Namun, perlu diingat bahwa memiliki gaya avoidant bukan berarti seseorang tidak bisa mencintai atau menjalin hubungan yang sehat. Kesadaran dan pemahaman terhadap pola ini adalah langkah pertama untuk berubah. Dengan terapi, refleksi diri, dan dukungan emosional yang konsisten, seseorang bisa belajar membangun rasa aman dalam hubungan tanpa kehilangan rasa mandiri.
Media Sosial: Ruang Edukasi dan Validasi Emosi
Menariknya, di balik tren #avoidantattachment, terdapat sisi positif. Media sosial kini menjadi ruang edukasi mental health yang lebih terbuka. Banyak konten kreator dan psikolog muda yang berusaha menjelaskan konsep ini dengan cara ringan namun tetap informatif. Generasi Z yang haus akan pemahaman diri menemukan bahwa apa yang mereka rasakan ternyata memiliki istilah ilmiah dan penjelasan logis.
Mereka belajar bahwa sulit dekat bukan berarti rusak, dan menjaga jarak bukan berarti tidak peduli. Pemahaman ini membantu banyak anak muda mengenali pola hubungan mereka dan mulai memperbaikinya. Fenomena ini bisa menjadi langkah awal menuju generasi yang lebih sadar emosional, yang berani menghadapi luka masa lalu dengan cara yang lebih sehat.
Menuju Keterikatan yang Lebih Aman
Pada akhirnya, memahami avoidant attachment bukan sekadar ikut tren psikologi, tetapi upaya untuk mengenali diri sendiri.
Dengan mengenali akar penyebabnya, seseorang dapat belajar untuk perlahan-lahan membuka diri terhadap keintiman, menerima dukungan, dan membangun hubungan yang lebih aman.

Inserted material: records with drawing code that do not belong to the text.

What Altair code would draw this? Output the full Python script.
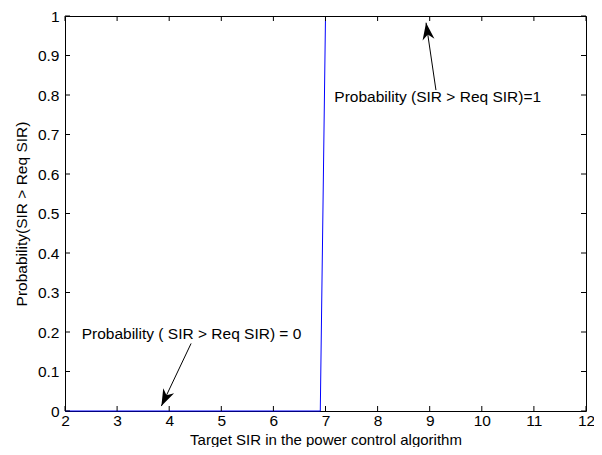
import altair as alt
import pandas as pd

# ---- data ----
x_vals = [2.0, 6.9, 7.0]
prob_vals = [0.0, 0.0, 1.0]

x_ticks = [2, 3, 4, 5, 6, 7, 8, 9, 10, 11, 12]
y_ticks = [0.0, 0.1, 0.2, 0.3, 0.4, 0.5, 0.6, 0.7, 0.8, 0.9, 1.0]

note_text = ["Probability (SIR > Req SIR)=1", "Probability ( SIR > Req SIR) = 0"]
note_x = [7.17, 2.32]
note_y = [0.783, 0.183]
arrow_tail_x = [9.12, 4.42]
arrow_tail_y = [0.8125, 0.171]
arrow_tip_x = [8.93, 3.85]
arrow_tip_y = [0.983, 0.0125]
arrow_angle = [351.7, 205.4]

W, H = 521, 395
FONT = "Liberation Sans"
FS = 15.5

df_line = pd.DataFrame({"x": x_vals, "p": prob_vals})
df_xt = pd.DataFrame({"t": x_ticks})
df_yt = pd.DataFrame({"t": y_ticks})
df_note = pd.DataFrame({"txt": note_text, "x": note_x, "y": note_y})
df_arrow = pd.DataFrame({"x": arrow_tail_x, "y": arrow_tail_y,
                         "x2": arrow_tip_x, "y2": arrow_tip_y, "a": arrow_angle})

xs = alt.Scale(domain=[2, 12], nice=False, zero=False)
ys = alt.Scale(domain=[0, 1], nice=False, zero=False)

x_axis = alt.Axis(
    values=x_ticks, title="Target SIR in the power control algorithm",
    ticks=False, domain=False, grid=False, labelPadding=2,
    labelFlush=False, labelOverlap=False, titleFontSize=15,
    titleX=W / 2, titleY=33, titleBaseline="alphabetic", titleAlign="center")
y_axis = alt.Axis(
    values=y_ticks, format="~g", title="Probability(SIR > Req SIR)",
    ticks=False, domain=False, grid=False, labelPadding=6,
    labelFlush=False, labelOverlap=False,
    titleX=-44, titleY=H / 2, titleBaseline="middle", titleAlign="center", titleAngle=270)


def X(f):
    return alt.X(f, scale=xs, axis=x_axis)


def Y(f):
    return alt.Y(f, scale=ys, axis=y_axis)


line = alt.Chart(df_line).mark_line(color="#0000ff", strokeWidth=1).encode(
    x=X("x:Q"), y=Y("p:Q"), order=alt.Order("x:Q"))

tick_b = alt.Chart(df_xt).mark_rule(color="black", strokeWidth=1).encode(
    x=X("t:Q"), y=alt.value(H), y2=alt.value(H - 5))
tick_t = alt.Chart(df_xt).mark_rule(color="black", strokeWidth=1).encode(
    x=X("t:Q"), y=alt.value(0), y2=alt.value(5))
tick_l = alt.Chart(df_yt).mark_rule(color="black", strokeWidth=1).encode(
    y=Y("t:Q"), x=alt.value(0), x2=alt.value(5))
tick_r = alt.Chart(df_yt).mark_rule(color="black", strokeWidth=1).encode(
    y=Y("t:Q"), x=alt.value(W), x2=alt.value(W - 5))

notes = alt.Chart(df_note).mark_text(
    align="left", baseline="alphabetic", font=FONT, fontSize=FS, color="black"
).encode(x=X("x:Q"), y=Y("y:Q"), text="txt:N")

arrow_line = alt.Chart(df_arrow).mark_rule(color="black", strokeWidth=1).encode(
    x=X("x:Q"), y=Y("y:Q"), x2="x2:Q", y2="y2:Q")

head_path = "M0,0 L0.6,1.7 L0,1.2 L-0.6,1.7 Z"
arrow_head = alt.Chart(df_arrow).mark_point(
    shape=head_path, filled=True, size=400, color="black", opacity=1, strokeWidth=0
).encode(x=X("x2:Q"), y=Y("y2:Q"), angle=alt.Angle("a:Q", scale=None))

chart = alt.layer(
    line, tick_b, tick_t, tick_l, tick_r, notes, arrow_line, arrow_head
).properties(
    width=W, height=H,
    autosize=alt.AutoSizeParams(type="none"),
    padding={"left": 57, "top": 8, "right": 8, "bottom": 36},
    background="white",
).configure_view(
    stroke="black", strokeWidth=1
).configure_axis(
    labelFont=FONT, titleFont=FONT, labelFontSize=FS, titleFontSize=FS,
    labelColor="black", titleColor="black", titleFontWeight="normal",
)

chart.save("out.html", embed_options={"renderer": "svg", "actions": False})
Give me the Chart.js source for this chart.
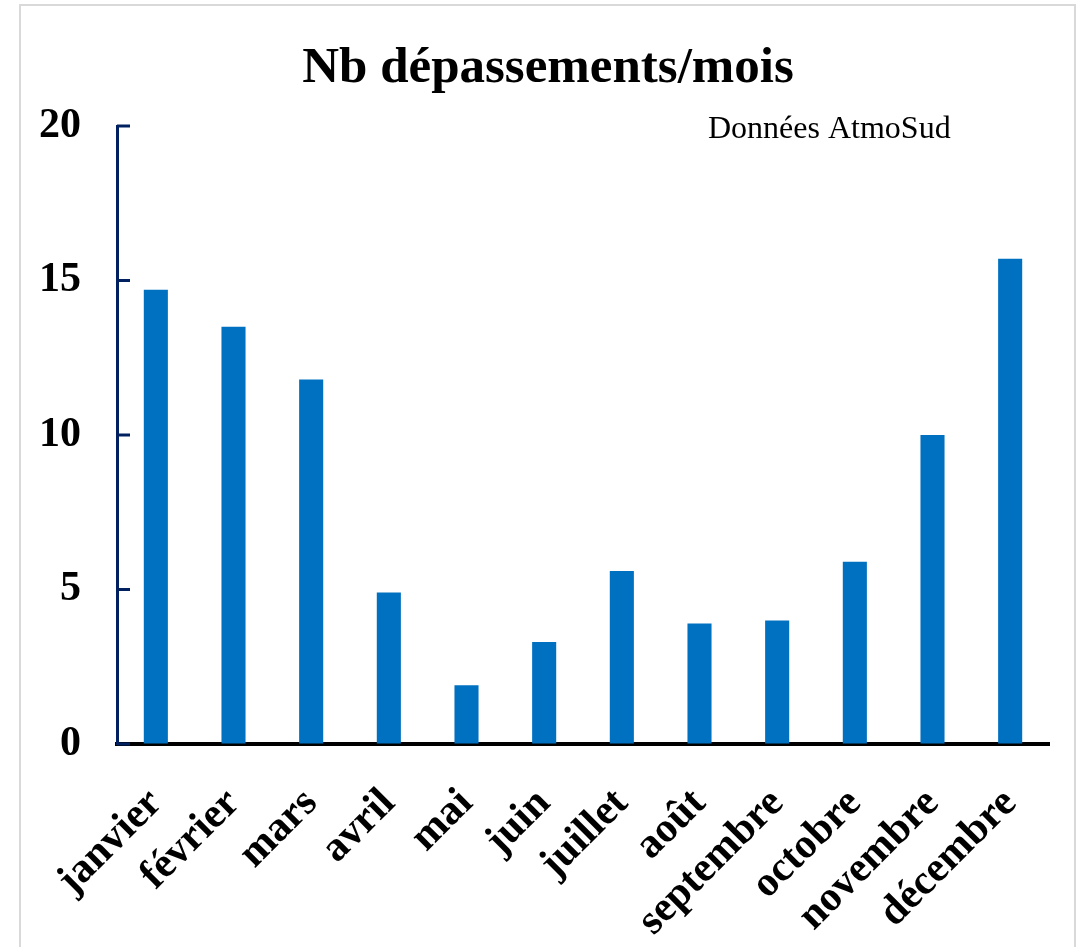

Generasi Z memiliki keunggulan dalam hal keterbukaan terhadap isu kesehatan mental. Jika fenomena ini dimaknai secara positif, media sosial dapat menjadi alat refleksi yang efektif, bukan sekadar ajang pembenaran diri. Karena pada dasarnya, memahami avoidant attachment bukan tentang mencari alasan untuk menjauh, tetapi tentang belajar mendekat dengan cara yang lebih sehat dan sadar.